## Start Data rows

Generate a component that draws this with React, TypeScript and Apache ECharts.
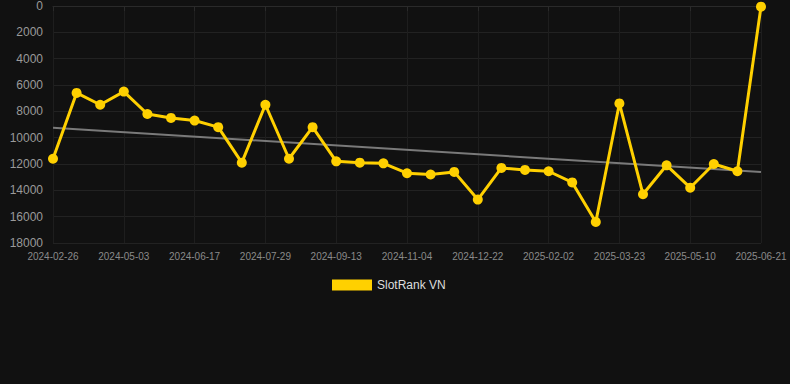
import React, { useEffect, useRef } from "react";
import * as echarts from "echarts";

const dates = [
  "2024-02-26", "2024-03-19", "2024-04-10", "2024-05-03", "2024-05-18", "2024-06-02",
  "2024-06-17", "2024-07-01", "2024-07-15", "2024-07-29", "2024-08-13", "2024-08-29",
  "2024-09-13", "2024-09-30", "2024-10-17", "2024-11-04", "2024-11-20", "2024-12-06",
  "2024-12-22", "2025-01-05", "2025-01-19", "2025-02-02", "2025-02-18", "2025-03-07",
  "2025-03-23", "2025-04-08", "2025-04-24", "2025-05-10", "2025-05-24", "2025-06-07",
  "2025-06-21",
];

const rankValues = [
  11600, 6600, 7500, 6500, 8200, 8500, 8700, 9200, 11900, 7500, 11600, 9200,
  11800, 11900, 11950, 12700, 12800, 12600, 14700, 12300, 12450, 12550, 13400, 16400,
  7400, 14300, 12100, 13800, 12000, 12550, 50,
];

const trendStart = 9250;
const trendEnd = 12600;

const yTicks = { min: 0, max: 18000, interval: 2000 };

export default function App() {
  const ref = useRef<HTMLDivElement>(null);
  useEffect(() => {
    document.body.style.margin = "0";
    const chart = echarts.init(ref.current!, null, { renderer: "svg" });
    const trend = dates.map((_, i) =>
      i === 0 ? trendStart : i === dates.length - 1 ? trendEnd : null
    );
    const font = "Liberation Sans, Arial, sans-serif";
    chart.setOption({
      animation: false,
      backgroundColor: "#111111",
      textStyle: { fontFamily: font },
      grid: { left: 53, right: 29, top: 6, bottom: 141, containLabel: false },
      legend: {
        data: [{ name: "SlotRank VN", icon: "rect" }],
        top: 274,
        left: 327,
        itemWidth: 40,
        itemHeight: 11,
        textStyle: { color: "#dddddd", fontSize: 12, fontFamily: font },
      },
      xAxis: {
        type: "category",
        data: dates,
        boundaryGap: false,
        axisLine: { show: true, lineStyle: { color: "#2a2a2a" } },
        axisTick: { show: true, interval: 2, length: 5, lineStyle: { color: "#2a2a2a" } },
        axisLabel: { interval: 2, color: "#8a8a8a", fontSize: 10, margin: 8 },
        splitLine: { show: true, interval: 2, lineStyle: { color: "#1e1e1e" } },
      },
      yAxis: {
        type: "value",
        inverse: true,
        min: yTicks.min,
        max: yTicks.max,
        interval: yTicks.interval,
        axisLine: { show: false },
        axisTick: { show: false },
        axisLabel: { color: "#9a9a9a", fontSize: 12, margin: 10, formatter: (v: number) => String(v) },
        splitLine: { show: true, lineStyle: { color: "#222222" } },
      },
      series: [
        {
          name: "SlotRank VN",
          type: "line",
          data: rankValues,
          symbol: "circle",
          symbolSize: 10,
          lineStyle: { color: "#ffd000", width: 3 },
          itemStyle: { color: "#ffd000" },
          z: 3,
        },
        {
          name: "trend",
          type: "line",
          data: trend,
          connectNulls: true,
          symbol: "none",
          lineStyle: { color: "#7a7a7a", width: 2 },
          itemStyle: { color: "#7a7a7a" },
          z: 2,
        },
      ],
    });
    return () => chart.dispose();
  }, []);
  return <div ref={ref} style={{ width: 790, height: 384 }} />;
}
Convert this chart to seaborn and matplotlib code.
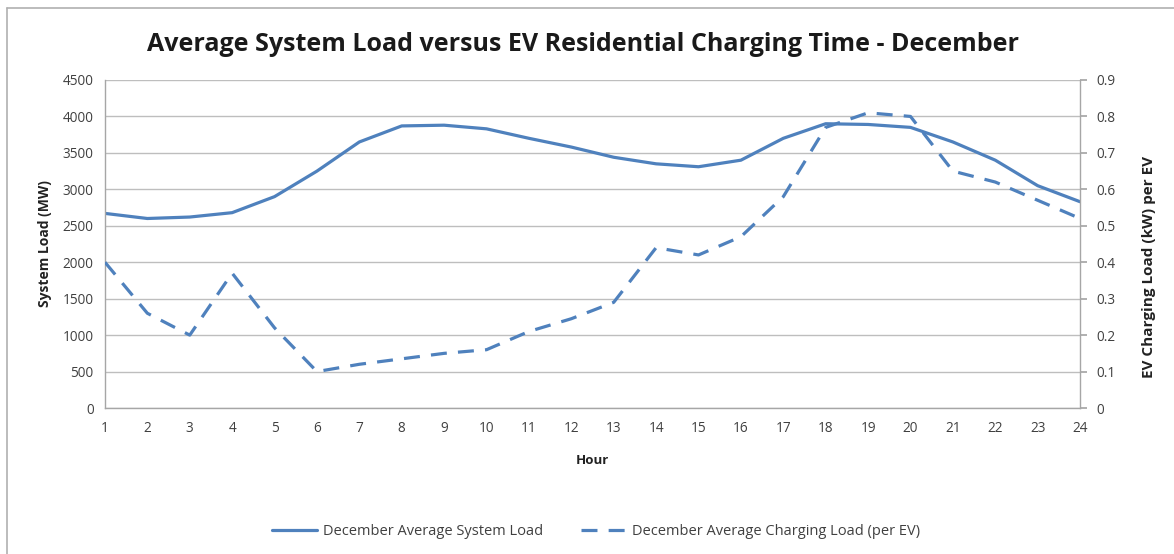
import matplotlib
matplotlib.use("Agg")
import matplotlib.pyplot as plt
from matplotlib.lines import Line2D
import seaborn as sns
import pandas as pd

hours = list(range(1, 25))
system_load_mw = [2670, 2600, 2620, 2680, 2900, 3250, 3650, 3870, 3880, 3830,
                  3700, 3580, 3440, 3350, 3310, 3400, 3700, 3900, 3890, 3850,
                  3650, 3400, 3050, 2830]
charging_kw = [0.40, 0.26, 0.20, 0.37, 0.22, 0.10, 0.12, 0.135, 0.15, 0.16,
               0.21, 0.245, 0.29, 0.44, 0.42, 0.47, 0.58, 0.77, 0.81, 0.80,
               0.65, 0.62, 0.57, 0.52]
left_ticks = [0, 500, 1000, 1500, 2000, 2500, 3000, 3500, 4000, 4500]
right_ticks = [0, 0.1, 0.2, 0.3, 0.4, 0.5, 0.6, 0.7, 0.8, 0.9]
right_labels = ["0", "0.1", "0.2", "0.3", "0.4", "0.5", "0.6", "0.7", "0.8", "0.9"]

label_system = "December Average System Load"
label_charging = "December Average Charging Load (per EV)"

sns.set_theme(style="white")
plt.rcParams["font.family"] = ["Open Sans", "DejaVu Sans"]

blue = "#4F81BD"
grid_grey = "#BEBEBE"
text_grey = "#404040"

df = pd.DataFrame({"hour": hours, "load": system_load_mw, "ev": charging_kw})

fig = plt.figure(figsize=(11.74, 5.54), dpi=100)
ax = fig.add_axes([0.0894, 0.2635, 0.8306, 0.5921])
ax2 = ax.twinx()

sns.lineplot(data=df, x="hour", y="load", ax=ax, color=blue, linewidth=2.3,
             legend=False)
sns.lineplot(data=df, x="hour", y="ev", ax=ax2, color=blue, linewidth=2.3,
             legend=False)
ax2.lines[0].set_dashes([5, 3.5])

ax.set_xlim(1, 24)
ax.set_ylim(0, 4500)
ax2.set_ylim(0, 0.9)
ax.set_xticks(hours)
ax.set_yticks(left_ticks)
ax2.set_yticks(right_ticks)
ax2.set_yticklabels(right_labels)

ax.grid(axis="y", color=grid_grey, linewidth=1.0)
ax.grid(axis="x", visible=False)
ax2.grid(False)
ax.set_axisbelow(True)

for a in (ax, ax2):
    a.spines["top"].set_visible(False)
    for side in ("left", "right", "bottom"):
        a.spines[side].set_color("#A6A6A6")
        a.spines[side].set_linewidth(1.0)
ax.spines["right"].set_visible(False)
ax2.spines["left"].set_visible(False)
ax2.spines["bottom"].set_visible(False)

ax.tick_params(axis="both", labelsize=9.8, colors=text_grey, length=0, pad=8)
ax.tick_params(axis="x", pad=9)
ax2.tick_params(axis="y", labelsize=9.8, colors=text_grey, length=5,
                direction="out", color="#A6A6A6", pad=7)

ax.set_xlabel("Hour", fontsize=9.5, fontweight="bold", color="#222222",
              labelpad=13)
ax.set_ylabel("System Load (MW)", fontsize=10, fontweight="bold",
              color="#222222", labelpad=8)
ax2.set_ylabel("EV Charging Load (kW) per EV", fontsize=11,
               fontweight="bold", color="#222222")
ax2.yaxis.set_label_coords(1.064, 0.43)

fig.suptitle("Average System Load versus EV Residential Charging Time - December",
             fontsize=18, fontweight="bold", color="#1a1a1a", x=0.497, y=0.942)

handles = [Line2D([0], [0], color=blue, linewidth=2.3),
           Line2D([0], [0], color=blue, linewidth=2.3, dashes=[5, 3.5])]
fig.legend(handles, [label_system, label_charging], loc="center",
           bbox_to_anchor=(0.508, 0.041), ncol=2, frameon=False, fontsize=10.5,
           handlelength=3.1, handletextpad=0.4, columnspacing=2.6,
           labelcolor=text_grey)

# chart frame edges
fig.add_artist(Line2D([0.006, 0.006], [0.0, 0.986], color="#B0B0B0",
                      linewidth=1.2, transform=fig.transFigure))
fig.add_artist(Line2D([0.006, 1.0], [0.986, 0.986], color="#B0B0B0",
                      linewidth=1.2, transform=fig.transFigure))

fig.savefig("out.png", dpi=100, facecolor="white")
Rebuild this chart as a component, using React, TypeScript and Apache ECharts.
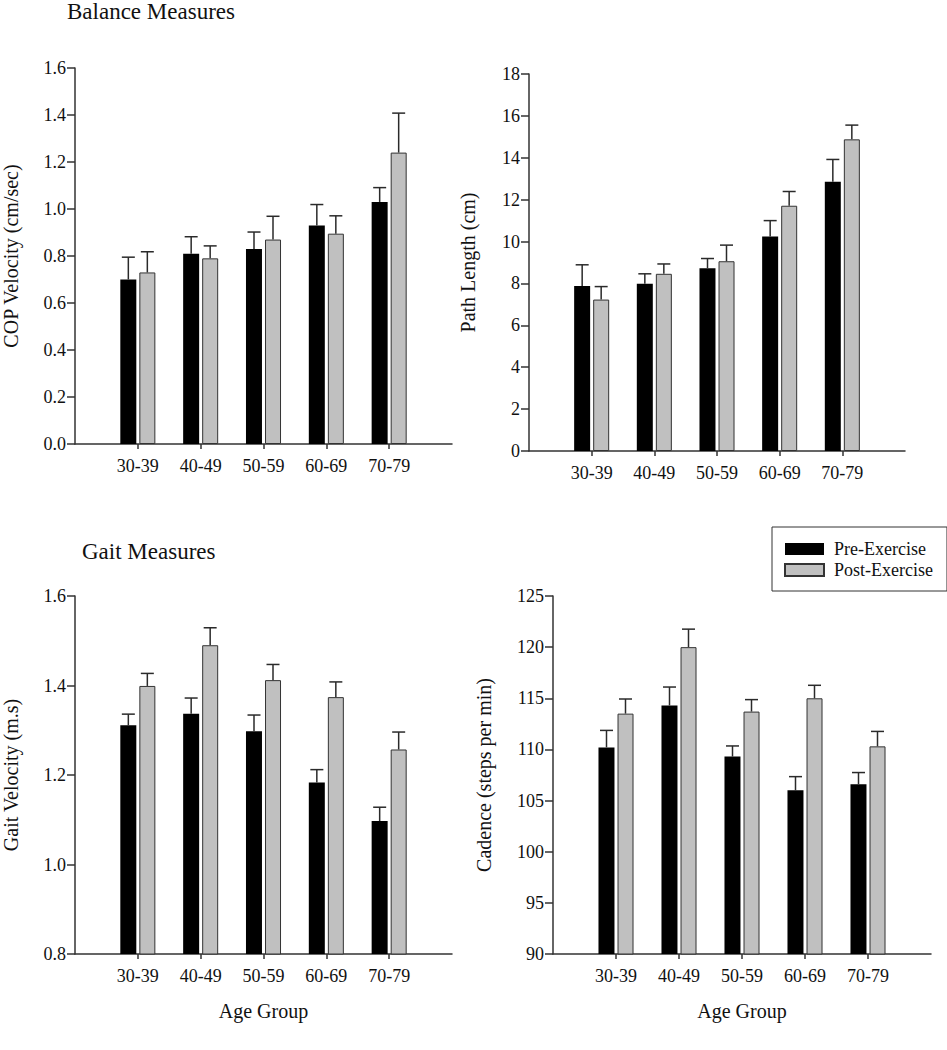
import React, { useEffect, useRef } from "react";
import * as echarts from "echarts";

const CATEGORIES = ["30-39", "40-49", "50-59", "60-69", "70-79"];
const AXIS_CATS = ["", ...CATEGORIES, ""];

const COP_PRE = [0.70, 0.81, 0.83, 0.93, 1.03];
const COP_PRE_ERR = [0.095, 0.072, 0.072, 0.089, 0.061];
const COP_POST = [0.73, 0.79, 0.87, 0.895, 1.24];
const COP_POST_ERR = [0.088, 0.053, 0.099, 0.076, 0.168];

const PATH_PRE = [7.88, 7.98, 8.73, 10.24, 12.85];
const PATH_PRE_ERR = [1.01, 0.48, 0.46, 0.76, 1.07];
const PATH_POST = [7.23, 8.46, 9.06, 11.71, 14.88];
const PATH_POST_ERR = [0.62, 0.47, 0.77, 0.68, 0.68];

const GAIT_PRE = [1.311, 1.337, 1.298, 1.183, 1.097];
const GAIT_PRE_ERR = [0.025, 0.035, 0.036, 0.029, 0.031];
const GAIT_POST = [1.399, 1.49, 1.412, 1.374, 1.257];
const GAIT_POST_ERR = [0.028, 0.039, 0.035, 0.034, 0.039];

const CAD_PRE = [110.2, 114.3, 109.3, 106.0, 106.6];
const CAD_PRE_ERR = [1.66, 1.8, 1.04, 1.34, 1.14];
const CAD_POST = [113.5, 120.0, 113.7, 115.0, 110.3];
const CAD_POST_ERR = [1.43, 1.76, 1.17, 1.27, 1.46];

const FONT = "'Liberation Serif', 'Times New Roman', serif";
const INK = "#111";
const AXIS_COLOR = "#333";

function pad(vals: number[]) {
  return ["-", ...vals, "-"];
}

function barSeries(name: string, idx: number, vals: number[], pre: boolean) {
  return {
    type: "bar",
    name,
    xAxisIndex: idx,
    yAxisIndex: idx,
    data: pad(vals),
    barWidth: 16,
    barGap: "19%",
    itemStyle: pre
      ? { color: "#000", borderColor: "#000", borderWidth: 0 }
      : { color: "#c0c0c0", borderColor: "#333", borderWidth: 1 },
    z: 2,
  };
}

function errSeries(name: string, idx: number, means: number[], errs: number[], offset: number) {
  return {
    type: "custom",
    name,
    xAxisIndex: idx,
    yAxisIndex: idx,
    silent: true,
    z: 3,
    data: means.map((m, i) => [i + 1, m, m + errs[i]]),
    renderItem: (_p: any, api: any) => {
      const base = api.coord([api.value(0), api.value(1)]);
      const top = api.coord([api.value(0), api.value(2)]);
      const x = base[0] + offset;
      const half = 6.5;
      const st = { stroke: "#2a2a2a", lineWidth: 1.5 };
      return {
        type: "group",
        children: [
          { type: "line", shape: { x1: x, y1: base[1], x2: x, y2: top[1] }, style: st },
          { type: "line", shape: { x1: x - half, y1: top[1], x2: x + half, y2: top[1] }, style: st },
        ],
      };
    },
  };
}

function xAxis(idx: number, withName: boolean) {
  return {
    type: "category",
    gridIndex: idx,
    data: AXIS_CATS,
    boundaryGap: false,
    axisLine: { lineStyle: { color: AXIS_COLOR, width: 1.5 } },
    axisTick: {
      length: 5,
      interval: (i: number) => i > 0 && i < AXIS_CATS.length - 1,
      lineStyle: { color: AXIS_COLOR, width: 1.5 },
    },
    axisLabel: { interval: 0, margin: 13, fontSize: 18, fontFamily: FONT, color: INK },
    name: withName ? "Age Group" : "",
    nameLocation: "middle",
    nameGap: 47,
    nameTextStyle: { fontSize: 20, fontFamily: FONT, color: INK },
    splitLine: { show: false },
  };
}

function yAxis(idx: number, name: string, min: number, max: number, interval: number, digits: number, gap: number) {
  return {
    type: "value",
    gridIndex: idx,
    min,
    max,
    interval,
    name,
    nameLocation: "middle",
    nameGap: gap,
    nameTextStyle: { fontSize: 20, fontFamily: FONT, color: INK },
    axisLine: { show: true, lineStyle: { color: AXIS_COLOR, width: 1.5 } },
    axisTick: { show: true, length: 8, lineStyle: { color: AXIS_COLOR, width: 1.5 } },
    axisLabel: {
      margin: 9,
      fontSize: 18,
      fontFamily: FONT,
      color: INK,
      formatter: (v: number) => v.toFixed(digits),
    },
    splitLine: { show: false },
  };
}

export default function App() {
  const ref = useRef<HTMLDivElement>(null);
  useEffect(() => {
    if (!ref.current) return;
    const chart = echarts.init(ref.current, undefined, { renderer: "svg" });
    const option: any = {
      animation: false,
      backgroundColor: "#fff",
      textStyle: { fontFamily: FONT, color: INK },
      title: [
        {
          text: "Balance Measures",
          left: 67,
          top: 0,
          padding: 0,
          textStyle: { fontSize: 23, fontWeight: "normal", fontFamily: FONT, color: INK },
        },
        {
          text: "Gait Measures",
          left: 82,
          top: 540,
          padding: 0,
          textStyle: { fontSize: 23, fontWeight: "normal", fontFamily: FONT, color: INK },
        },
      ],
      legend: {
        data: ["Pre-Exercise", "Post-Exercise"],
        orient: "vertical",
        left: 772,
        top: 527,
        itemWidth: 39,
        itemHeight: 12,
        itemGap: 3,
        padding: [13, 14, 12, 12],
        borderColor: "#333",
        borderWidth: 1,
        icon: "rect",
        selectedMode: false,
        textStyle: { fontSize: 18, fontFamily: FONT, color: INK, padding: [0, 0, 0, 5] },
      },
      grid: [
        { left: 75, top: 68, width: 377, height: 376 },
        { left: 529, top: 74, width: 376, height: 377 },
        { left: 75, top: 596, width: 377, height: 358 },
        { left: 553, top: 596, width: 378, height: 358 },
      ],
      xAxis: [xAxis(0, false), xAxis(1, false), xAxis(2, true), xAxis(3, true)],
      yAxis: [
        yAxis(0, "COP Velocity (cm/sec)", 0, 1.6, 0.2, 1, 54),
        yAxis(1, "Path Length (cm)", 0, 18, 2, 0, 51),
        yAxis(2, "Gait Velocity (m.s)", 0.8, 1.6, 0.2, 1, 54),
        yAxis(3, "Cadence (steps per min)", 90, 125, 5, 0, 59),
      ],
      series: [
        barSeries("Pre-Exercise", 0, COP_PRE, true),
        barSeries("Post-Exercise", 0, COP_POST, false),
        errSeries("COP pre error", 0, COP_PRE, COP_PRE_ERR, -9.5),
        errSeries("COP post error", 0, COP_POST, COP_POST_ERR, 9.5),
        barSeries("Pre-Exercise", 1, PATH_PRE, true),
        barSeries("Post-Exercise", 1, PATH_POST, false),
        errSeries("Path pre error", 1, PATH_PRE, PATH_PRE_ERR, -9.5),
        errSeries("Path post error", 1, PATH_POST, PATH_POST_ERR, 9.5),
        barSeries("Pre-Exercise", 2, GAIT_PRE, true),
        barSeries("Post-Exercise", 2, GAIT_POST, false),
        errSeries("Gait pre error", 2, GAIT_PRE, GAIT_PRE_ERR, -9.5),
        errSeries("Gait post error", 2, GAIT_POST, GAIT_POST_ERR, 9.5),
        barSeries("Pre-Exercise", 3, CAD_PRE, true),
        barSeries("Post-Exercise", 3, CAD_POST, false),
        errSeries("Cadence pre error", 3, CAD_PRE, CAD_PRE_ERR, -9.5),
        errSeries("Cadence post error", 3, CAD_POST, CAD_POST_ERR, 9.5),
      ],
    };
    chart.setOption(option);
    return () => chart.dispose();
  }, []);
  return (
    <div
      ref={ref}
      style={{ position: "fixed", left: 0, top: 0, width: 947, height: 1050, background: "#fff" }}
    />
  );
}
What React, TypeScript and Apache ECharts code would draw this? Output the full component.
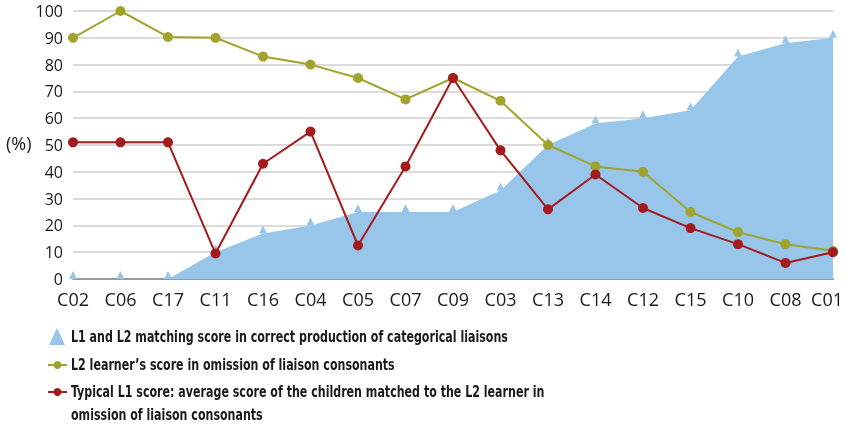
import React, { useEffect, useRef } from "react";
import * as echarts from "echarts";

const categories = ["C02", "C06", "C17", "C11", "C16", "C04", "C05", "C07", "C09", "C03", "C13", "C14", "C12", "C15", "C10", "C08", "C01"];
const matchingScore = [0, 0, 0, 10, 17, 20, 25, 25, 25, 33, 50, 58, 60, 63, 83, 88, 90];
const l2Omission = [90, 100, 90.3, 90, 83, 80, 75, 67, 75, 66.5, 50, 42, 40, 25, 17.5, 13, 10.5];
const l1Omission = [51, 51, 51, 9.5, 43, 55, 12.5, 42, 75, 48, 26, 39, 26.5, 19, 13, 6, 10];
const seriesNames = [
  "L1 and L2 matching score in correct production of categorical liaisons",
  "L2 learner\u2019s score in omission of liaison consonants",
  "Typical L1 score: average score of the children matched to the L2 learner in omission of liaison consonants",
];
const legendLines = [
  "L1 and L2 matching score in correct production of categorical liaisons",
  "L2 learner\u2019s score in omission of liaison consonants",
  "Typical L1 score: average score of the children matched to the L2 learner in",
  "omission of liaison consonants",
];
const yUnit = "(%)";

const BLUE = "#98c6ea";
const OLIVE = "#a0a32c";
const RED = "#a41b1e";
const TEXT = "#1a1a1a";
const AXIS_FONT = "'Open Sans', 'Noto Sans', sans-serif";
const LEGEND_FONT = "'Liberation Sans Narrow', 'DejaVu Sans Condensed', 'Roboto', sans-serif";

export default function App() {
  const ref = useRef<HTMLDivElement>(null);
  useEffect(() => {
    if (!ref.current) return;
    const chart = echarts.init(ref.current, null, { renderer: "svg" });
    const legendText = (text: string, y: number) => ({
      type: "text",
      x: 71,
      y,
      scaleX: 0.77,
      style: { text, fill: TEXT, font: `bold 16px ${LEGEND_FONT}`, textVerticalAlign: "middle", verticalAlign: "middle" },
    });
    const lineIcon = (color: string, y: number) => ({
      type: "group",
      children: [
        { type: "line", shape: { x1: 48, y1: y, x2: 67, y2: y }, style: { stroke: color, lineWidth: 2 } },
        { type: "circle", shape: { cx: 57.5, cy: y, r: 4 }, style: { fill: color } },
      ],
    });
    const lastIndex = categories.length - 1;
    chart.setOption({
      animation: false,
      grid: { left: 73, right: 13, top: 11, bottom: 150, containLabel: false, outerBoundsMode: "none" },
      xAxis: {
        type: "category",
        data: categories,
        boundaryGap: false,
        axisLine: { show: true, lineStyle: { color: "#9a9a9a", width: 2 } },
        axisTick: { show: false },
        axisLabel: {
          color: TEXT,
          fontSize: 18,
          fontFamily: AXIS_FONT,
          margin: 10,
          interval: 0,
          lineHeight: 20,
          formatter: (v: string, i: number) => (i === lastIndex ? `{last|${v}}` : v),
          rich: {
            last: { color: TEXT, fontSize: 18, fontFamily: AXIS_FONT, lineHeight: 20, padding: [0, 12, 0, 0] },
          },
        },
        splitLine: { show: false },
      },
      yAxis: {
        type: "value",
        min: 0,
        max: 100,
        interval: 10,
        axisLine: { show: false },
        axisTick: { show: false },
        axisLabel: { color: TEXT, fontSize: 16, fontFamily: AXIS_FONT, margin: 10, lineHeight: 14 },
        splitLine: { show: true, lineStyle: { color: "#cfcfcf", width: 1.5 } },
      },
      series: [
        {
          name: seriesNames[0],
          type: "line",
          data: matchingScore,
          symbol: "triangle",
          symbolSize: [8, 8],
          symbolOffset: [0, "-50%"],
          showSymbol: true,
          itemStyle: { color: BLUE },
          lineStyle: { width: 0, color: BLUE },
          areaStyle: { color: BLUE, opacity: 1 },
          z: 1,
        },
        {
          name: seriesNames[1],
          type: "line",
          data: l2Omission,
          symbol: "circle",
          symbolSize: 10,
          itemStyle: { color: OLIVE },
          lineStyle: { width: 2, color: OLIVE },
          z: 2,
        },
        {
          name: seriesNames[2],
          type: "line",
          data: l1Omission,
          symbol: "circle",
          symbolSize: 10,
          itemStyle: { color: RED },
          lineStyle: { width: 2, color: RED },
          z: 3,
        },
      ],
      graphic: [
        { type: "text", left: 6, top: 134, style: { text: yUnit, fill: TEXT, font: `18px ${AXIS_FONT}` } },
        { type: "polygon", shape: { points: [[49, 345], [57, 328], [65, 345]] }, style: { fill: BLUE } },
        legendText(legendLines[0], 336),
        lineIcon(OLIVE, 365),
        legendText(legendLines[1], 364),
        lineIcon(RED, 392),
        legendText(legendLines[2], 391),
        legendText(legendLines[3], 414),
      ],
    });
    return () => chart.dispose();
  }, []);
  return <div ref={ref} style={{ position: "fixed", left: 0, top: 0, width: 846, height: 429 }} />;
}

## End Data rows

What to work on » Make an exact copy of the lines from the one holding "Convert this chart" through the one holding "ax.set_axisbelow(True)", end lines included, without the pictures.

Exercise result »
Convert this chart to seaborn and matplotlib code.
import matplotlib
matplotlib.use("Agg")
import matplotlib.pyplot as plt
from matplotlib.lines import Line2D
import seaborn as sns
import pandas as pd

hours = list(range(1, 25))
system_load_mw = [2670, 2600, 2620, 2680, 2900, 3250, 3650, 3870, 3880, 3830,
                  3700, 3580, 3440, 3350, 3310, 3400, 3700, 3900, 3890, 3850,
                  3650, 3400, 3050, 2830]
charging_kw = [0.40, 0.26, 0.20, 0.37, 0.22, 0.10, 0.12, 0.135, 0.15, 0.16,
               0.21, 0.245, 0.29, 0.44, 0.42, 0.47, 0.58, 0.77, 0.81, 0.80,
               0.65, 0.62, 0.57, 0.52]
left_ticks = [0, 500, 1000, 1500, 2000, 2500, 3000, 3500, 4000, 4500]
right_ticks = [0, 0.1, 0.2, 0.3, 0.4, 0.5, 0.6, 0.7, 0.8, 0.9]
right_labels = ["0", "0.1", "0.2", "0.3", "0.4", "0.5", "0.6", "0.7", "0.8", "0.9"]

label_system = "December Average System Load"
label_charging = "December Average Charging Load (per EV)"

sns.set_theme(style="white")
plt.rcParams["font.family"] = ["Open Sans", "DejaVu Sans"]

blue = "#4F81BD"
grid_grey = "#BEBEBE"
text_grey = "#404040"

df = pd.DataFrame({"hour": hours, "load": system_load_mw, "ev": charging_kw})

fig = plt.figure(figsize=(11.74, 5.54), dpi=100)
ax = fig.add_axes([0.0894, 0.2635, 0.8306, 0.5921])
ax2 = ax.twinx()

sns.lineplot(data=df, x="hour", y="load", ax=ax, color=blue, linewidth=2.3,
             legend=False)
sns.lineplot(data=df, x="hour", y="ev", ax=ax2, color=blue, linewidth=2.3,
             legend=False)
ax2.lines[0].set_dashes([5, 3.5])

ax.set_xlim(1, 24)
ax.set_ylim(0, 4500)
ax2.set_ylim(0, 0.9)
ax.set_xticks(hours)
ax.set_yticks(left_ticks)
ax2.set_yticks(right_ticks)
ax2.set_yticklabels(right_labels)

ax.grid(axis="y", color=grid_grey, linewidth=1.0)
ax.grid(axis="x", visible=False)
ax2.grid(False)
ax.set_axisbelow(True)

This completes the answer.